Demokrasi ve Atılım Partisi (DEVA) Hukuk ve Adalet Politikaları Başkanı İstanbul Milletvekili Mustafa Yeneroğlu, Baro Başkanlarının Avukatlık Kanunu’nda; illerde çoklu baro kurulması, baro mensubiyetinin kaldırılması ve Avukatlık Kanunun 76. ve 95. maddelerinin yürürlükten kaldırılması hususlarında yapılması öngörülen değişiklik hazırlığına karşı olduklarını duyurmak amacıyla, başlattığı Savunma Yürüyüşü’ne ilişkin yazılı açıklama yaptı.
Çoklu baro sisteminin birçok olumsuzluğu bünyesinde barındıran bir sistem olduğu ifade eden Yeneroğlu, avukatlara uygulanan polis şiddetine de tepki göstererek Savunma Yürüyüşü’nü desteklediklerini ifade etti.
Yeneroğlu’nun açıklaması şöyle:
“Her ne kadar içeriği henüz belirli olmasa da gündemdeki konular dikkate alındığında, kanun hazırlığının toplumsal bir ihtiyacı karşılamaktan uzak, aksine baroların varlığından rahatsız olan bir anlayışla hazırlandığı açıktır.
Kurulmak istenen çoklu baro sistemi, dünyanın hiçbir demokratik ülkesinde eşi benzeri olmayan, birçok olumsuzluğu bünyesinde barındıran bir sistemdir. Öncelikle illerde çoklu baro kurulması, baroların taraf tutmasının ve siyasallaşmasının önünü açacaktır. Ne yazık ki böyle bir durum, baroların insan haklarını ve hukukun üstünlüğünü savunmalarını engelleyecektir.
İkinci olarak, avukatlığın kamu hizmetinin bütünsellik ilkesi gereği layıkıyla uygulanması engellenecektir. Bu durum ise; avukatların görevlerini yapamaz hale gelmesi, savunma haklarının engellenmesi, yargının bağımsızlığının zayıflatılması ve avukatlık mesleğinin kamu görevi niteliğinden uzaklaşması gibi sonuçlar doğuracaktır.
Son olarak ise sistem, hâkim ve savcıların avukatların barolarına göre karar verebilmesinin, vatandaşların ise barosuna göre avukatı tercih etmesinin önünü açacaktır. Böylesi bir sonuç açıkça anayasada düzenlenen eşitlik ilkesine, hak arama özgürlüğüne ve yargı bağımsızlığına aykırı olacaktır.

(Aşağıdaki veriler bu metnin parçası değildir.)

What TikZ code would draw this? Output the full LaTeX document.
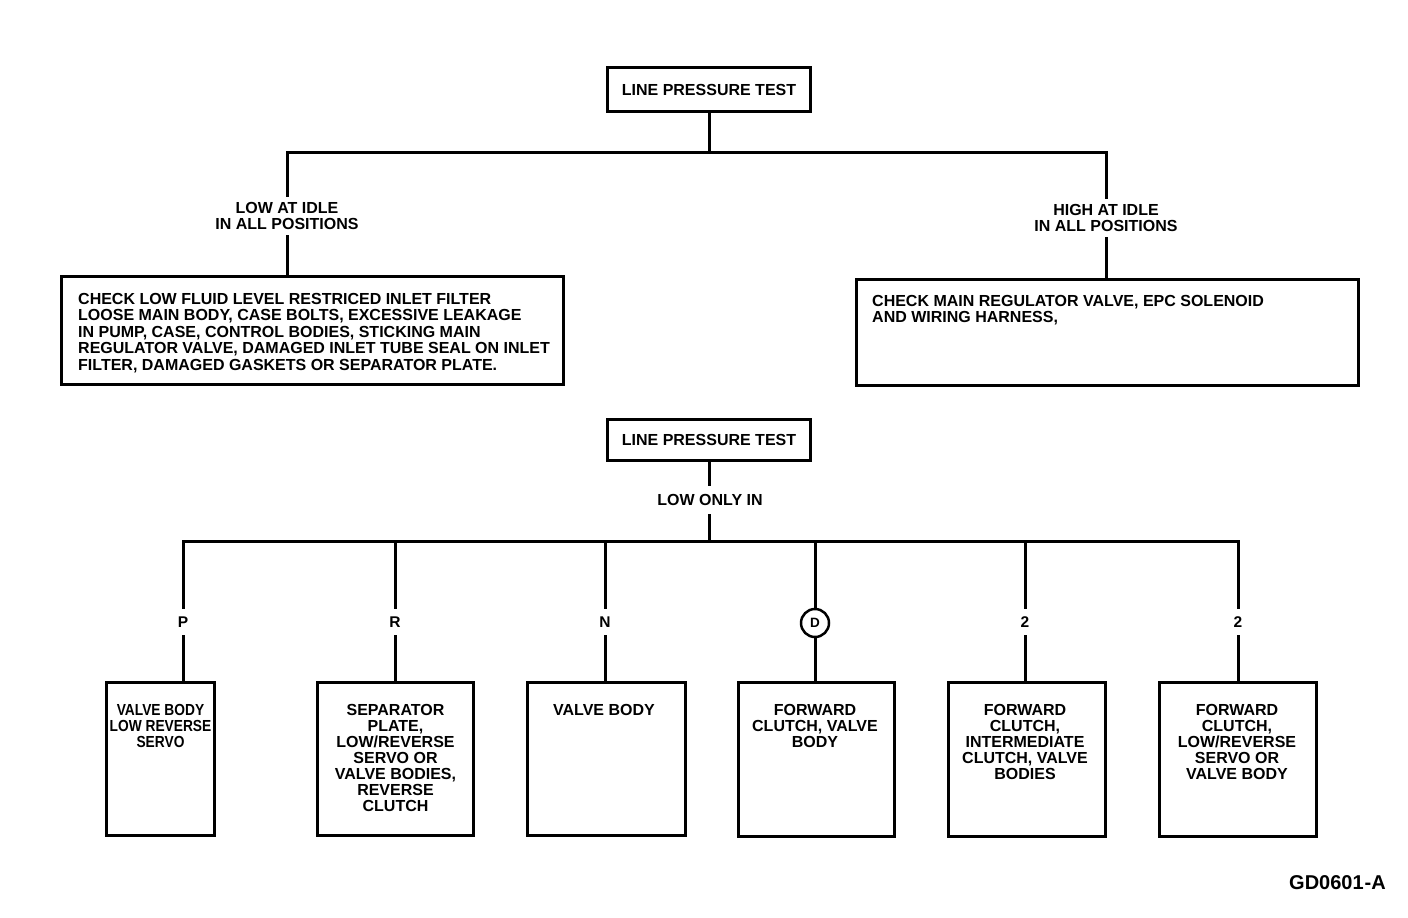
\documentclass[tikz,border=0pt]{standalone}
\usepackage{fontspec}
\usepackage{graphicx}
\setmainfont{Liberation Sans}
\begin{document}
\begin{tikzpicture}[x=1pt,y=-1pt,
  conn/.style={line width=3pt, line cap=rect},
  box/.style={draw, line width=3pt, inner sep=0pt},
  txt/.style={font=\fontsize{16}{16}\selectfont\bfseries, inner sep=0pt, align=center},
  txtl/.style={font=\fontsize{16}{16.5}\selectfont\bfseries, inner sep=0pt, align=left},
  lbl/.style={font=\fontsize{16}{16}\selectfont\bfseries, inner xsep=0pt, align=center},
  brl/.style={font=\fontsize{15.5}{16}\selectfont\bfseries, inner xsep=0pt, inner ysep=9pt, text height=11pt, text depth=0pt},
  circ/.style={draw, circle, line width=2.5pt, minimum size=28pt, inner sep=0pt, font=\fontsize{13.5}{14}\selectfont\bfseries}
]
\useasboundingbox (0,0) rectangle (1408,918);

% ---------- upper tree ----------
\node[box, txt, minimum width=203pt, minimum height=44pt] (top1) at (709,89.5) {LINE PRESSURE TEST};
\coordinate (hbL) at (287,152);
\coordinate (hbM) at (709,152);
\coordinate (hbR) at (1106,152);

\node[lbl, inner ysep=7pt] (lowlbl) at (287,216) {LOW AT IDLE\\IN ALL POSITIONS};
\node[lbl, inner ysep=7pt] (highlbl) at (1106,218) {HIGH AT IDLE\\IN ALL POSITIONS};

\node[box, minimum width=502pt, minimum height=108pt] (lbox) at (312.5,330.5) {};
\node[box, minimum width=502pt, minimum height=106pt] (rbox) at (1107.5,332.5) {};
\node[txtl, anchor=north west] (ltext) at (78,293) {CHECK LOW FLUID LEVEL RESTRICED INLET FILTER\\LOOSE MAIN BODY, CASE BOLTS, EXCESSIVE LEAKAGE\\IN PUMP, CASE, CONTROL BODIES, STICKING MAIN\\REGULATOR VALVE, DAMAGED INLET TUBE SEAL ON INLET\\FILTER, DAMAGED GASKETS OR SEPARATOR PLATE.};
\node[txtl, anchor=north west] (rtext) at (872,295) {CHECK MAIN REGULATOR VALVE, EPC SOLENOID\\AND WIRING HARNESS,};

\draw[conn] (top1.south) -- (hbM);
\draw[conn] (lowlbl.north) -- (hbL) -- (hbR) -- (highlbl.north);
\draw[conn] (lowlbl.south) -- (lowlbl.south |- lbox.north);
\draw[conn] (highlbl.south) -- (highlbl.south |- rbox.north);

% ---------- lower tree ----------
\node[box, txt, minimum width=203pt, minimum height=41pt] (top2) at (709,440) {LINE PRESSURE TEST};
\node[lbl, inner ysep=10pt] (lowonly) at (710,500) {LOW ONLY IN};
\coordinate (bM) at (709,541);
\coordinate (jP) at (183,541);
\coordinate (jR) at (395,541);
\coordinate (jN) at (605,541);
\coordinate (jD) at (815,541);
\coordinate (j2a) at (1025,541);
\coordinate (j2b) at (1238,541);

\draw[conn] (top2.south) -- (top2.south |- lowonly.north);
\draw[conn] (top2.south |- lowonly.south) -- (bM);
\draw[conn] (jP) -- (j2b);

\node[brl] (lP) at (183,622) {P};
\node[brl] (lR) at (395,622) {R};
\node[brl] (lN) at (605,622) {N};
\node[circ] (lD) at (815,623) {D};
\node[brl] (l2a) at (1025,622) {2};
\node[brl] (l2b) at (1238,622) {2};

\node[box, minimum width=108pt, minimum height=153pt] (b1) at (160.5,759) {};
\node[box, minimum width=156pt, minimum height=153pt] (b2) at (395.5,759) {};
\node[box, minimum width=158pt, minimum height=153pt] (b3) at (606.5,759) {};
\node[box, minimum width=156pt, minimum height=154pt] (b4) at (816.5,759.5) {};
\node[box, minimum width=157pt, minimum height=154pt] (b5) at (1027,759.5) {};
\node[box, minimum width=157pt, minimum height=154pt] (b6) at (1238,759.5) {};

\node[txt, anchor=north] (t1) at (160.5,704) {\scalebox{0.86}[1]{\begin{tabular}{@{}c@{}}VALVE BODY\\LOW REVERSE\\SERVO\end{tabular}}};
\node[txt, anchor=north] (t2) at (395.5,704) {SEPARATOR\\PLATE,\\LOW/REVERSE\\SERVO OR\\VALVE BODIES,\\REVERSE\\CLUTCH};
\node[txt, anchor=north] (t3) at (604,704) {VALVE BODY};
\node[txt, anchor=north] (t4) at (815,704) {FORWARD\\CLUTCH, VALVE\\BODY};
\node[txt, anchor=north] (t5) at (1025,704) {FORWARD\\CLUTCH,\\INTERMEDIATE\\CLUTCH, VALVE\\BODIES};
\node[txt, anchor=north] (t6) at (1237,704) {FORWARD\\CLUTCH,\\LOW/REVERSE\\SERVO OR\\VALVE BODY};

\foreach \j/\l/\b in {jP/lP/b1, jR/lR/b2, jN/lN/b3, jD/lD/b4, j2a/l2a/b5, j2b/l2b/b6}{
  \draw[conn] (\j) -- (\l.north);
  \draw[conn] (\l.south) -- (\l.south |- \b.north);
}

\node[font=\fontsize{20}{21}\selectfont\bfseries, inner sep=0pt, anchor=east] (code) at (1386,883) {GD0601\kern1pt-A};
\end{tikzpicture}
\end{document}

Kuşkusuz barolar ve tüm avukatları ilgilendiren önemli bir düzenleme hazırlığının tüm baroların ve sivil toplumun temsilcilerinin katılımı ile yapılan görüşmeler sonucu şeffaf ve tarafsız bir şekilde varılan mutabakatla yapılması gerekir.
Ayrıca salgın hastalık nedeniyle aylarca büroları açık olmayan, devlet tarafından destek alamayan ve maddi anlamda ciddi sıkıntılar yaşayan avukatları böylesi bir dayatma kanun teklif hazırlığı ile uğraştırmak da vicdanen rahatsız edicidir.
Diğer taraftan, ne yazık ki, Baro Başkanları Ankara’ya girişlerinde engellenerek orantısız polis müdahalesine maruz kalmışlardır. Toplantı ve gösteri yürüyüşü düzenleme hakkının anayasal bir hak olduğu unutulmamalıdır. Yargının asli unsuru olan avukatların sadece anayasal bir haklarını kullanmak istedikleri için polis müdahalesi ve şiddetine maruz kaldığı bir ortamdan ciddi endişe duyuyoruz.
Türkiye’nin hukuk devleti ve insan haklarına müdahaleler bakımından geçirmekte olduğu ciddi kriz; ancak hep birlikte yapılan mücadele ve dayanışma ile çözülecektir. Bu inançla, avukatların ve Baroların baskı altında olmadan; mesleklerini özgürce icra etmesi, bağımsız ve tarafsız yargı ve savunma hakkı için yapılan Savunma Yürüyüşü’nde Baroların ve avukatların yanlarında olduğumuzu ve avukatlara yönelik polis şiddetini kınadığımızı belirtmek isteriz.”